>> Start DATA SUPPLIED
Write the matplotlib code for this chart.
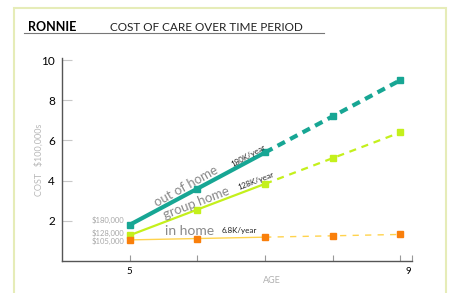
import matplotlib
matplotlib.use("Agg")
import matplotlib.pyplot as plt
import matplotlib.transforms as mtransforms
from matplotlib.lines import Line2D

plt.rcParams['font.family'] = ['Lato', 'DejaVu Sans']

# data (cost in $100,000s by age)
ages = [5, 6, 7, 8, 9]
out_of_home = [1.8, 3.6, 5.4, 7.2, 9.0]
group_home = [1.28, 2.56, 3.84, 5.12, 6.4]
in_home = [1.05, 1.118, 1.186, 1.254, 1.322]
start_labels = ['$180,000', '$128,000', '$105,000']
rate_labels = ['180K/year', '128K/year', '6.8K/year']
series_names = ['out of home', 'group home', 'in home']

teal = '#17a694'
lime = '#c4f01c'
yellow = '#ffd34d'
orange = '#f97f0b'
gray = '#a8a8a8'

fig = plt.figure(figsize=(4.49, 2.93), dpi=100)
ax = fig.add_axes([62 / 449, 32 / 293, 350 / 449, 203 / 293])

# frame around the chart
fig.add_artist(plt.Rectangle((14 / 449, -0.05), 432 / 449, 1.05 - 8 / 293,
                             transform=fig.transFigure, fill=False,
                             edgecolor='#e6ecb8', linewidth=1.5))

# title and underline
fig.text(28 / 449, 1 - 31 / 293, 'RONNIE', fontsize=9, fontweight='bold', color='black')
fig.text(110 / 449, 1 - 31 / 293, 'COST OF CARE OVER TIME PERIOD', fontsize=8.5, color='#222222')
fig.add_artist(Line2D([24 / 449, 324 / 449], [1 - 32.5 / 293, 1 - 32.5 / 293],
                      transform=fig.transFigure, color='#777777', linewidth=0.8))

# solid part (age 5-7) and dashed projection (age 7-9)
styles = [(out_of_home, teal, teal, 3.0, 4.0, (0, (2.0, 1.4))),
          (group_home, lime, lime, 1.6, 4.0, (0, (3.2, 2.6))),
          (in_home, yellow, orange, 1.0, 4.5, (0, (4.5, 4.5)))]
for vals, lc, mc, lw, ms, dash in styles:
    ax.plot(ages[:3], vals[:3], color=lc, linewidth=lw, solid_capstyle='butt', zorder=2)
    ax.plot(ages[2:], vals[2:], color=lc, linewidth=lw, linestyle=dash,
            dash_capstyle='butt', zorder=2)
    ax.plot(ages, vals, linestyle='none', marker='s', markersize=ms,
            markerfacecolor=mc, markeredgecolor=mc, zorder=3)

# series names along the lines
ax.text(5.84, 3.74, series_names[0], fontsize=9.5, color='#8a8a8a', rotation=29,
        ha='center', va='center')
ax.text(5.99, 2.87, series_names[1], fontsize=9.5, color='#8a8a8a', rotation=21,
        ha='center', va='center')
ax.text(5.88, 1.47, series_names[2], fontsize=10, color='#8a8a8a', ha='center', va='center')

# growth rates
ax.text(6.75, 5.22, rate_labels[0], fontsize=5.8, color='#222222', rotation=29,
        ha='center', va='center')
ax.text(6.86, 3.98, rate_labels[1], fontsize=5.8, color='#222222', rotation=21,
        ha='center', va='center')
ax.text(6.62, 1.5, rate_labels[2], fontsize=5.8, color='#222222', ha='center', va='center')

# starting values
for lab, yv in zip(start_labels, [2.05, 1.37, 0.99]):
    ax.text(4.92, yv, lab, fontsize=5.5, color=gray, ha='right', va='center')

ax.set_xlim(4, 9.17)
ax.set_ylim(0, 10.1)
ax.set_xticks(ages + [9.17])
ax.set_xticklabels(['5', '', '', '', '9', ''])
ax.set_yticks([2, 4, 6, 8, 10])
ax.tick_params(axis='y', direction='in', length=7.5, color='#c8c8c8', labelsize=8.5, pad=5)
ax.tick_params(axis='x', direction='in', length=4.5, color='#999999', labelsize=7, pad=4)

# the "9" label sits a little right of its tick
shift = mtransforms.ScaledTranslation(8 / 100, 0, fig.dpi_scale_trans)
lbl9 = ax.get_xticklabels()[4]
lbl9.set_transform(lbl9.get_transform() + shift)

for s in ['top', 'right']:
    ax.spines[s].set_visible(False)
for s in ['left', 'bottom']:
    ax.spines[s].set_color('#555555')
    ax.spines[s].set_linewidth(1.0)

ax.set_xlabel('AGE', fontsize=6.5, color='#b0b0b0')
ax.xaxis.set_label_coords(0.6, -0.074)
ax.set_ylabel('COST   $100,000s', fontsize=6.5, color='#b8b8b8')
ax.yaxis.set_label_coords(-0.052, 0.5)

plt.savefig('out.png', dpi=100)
>> End DATA SUPPLIED
>> Start DATA SUPPLIED
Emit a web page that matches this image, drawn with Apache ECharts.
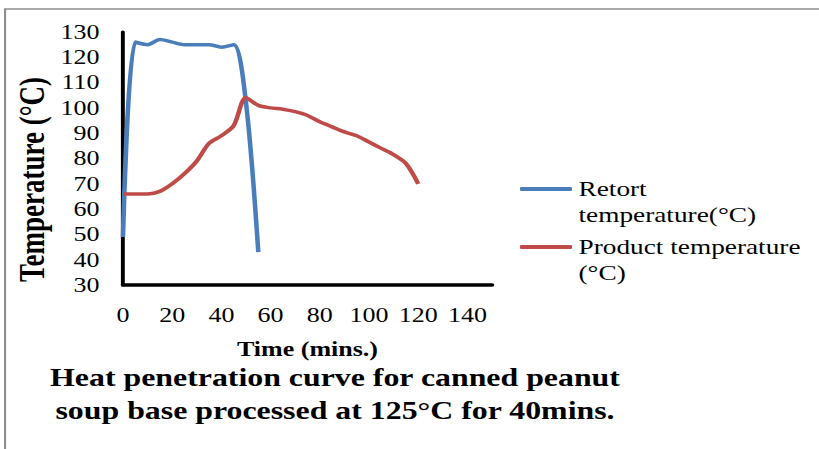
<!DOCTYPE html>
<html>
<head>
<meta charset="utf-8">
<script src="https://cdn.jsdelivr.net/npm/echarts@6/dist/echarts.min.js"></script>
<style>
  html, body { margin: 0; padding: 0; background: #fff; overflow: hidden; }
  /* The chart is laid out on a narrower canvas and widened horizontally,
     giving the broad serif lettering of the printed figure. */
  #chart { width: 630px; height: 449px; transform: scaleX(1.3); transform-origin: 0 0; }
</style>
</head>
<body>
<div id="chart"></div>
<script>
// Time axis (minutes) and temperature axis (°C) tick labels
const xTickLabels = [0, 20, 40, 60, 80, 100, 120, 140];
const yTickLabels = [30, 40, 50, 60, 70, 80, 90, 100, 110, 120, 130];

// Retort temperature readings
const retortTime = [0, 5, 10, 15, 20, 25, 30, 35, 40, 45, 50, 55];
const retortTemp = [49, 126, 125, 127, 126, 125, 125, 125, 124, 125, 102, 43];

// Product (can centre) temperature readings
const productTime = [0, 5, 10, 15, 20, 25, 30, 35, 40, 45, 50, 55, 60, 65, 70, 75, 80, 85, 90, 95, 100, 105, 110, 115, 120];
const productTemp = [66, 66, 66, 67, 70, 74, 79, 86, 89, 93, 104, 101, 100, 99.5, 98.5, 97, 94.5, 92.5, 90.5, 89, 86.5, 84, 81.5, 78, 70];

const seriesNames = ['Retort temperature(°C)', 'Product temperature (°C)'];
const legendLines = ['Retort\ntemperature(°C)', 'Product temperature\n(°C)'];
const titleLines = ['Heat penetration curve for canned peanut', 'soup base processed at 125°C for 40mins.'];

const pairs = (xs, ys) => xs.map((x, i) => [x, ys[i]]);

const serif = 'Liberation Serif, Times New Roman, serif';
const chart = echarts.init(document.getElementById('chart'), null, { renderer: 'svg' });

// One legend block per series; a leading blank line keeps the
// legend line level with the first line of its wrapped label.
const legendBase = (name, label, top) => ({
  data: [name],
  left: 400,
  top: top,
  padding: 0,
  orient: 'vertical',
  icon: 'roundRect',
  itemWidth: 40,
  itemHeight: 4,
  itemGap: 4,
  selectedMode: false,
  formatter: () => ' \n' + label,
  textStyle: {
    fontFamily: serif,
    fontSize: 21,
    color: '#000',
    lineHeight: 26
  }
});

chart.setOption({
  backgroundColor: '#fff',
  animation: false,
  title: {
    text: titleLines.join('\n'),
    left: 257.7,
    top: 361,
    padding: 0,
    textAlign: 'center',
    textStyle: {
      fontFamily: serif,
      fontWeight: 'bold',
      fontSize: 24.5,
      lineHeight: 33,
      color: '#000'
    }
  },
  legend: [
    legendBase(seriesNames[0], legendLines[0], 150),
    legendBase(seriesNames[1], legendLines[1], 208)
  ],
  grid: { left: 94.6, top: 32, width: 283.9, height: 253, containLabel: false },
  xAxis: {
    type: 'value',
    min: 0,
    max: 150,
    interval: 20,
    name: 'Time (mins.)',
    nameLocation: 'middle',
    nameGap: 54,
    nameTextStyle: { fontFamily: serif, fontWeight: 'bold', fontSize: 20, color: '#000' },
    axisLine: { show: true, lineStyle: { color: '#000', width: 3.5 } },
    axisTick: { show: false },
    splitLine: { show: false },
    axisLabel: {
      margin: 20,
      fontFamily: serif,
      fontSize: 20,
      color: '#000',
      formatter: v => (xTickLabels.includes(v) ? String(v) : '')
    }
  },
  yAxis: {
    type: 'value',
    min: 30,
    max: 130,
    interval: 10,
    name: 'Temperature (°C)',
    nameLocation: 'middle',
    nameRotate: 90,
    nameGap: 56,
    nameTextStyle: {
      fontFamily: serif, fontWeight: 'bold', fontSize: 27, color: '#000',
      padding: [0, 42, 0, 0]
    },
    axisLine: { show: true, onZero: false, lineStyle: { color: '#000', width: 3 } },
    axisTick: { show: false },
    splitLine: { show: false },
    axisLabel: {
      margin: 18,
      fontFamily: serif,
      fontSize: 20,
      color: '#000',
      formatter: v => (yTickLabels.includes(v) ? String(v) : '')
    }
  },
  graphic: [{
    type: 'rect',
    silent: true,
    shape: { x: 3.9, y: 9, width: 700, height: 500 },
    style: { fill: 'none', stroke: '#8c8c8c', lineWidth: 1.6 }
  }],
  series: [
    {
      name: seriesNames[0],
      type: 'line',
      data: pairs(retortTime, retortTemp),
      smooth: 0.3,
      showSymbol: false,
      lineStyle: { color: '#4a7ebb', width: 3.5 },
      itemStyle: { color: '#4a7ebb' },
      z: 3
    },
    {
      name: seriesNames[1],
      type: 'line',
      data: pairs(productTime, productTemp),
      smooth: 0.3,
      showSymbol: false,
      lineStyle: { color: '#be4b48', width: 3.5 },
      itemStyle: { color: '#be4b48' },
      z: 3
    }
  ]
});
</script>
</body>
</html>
>> End DATA SUPPLIED
> _SET EXERCISE_: Leave the pictures out and copy exactly the lines from the one with "Write the matplotlib code for this chart." to the one with "series_names = ['out", both included.

> _TASK OUTPUT_:
Write the matplotlib code for this chart.
import matplotlib
matplotlib.use("Agg")
import matplotlib.pyplot as plt
import matplotlib.transforms as mtransforms
from matplotlib.lines import Line2D

plt.rcParams['font.family'] = ['Lato', 'DejaVu Sans']

# data (cost in $100,000s by age)
ages = [5, 6, 7, 8, 9]
out_of_home = [1.8, 3.6, 5.4, 7.2, 9.0]
group_home = [1.28, 2.56, 3.84, 5.12, 6.4]
in_home = [1.05, 1.118, 1.186, 1.254, 1.322]
start_labels = ['$180,000', '$128,000', '$105,000']
rate_labels = ['180K/year', '128K/year', '6.8K/year']
series_names = ['out of home', 'group home', 'in home']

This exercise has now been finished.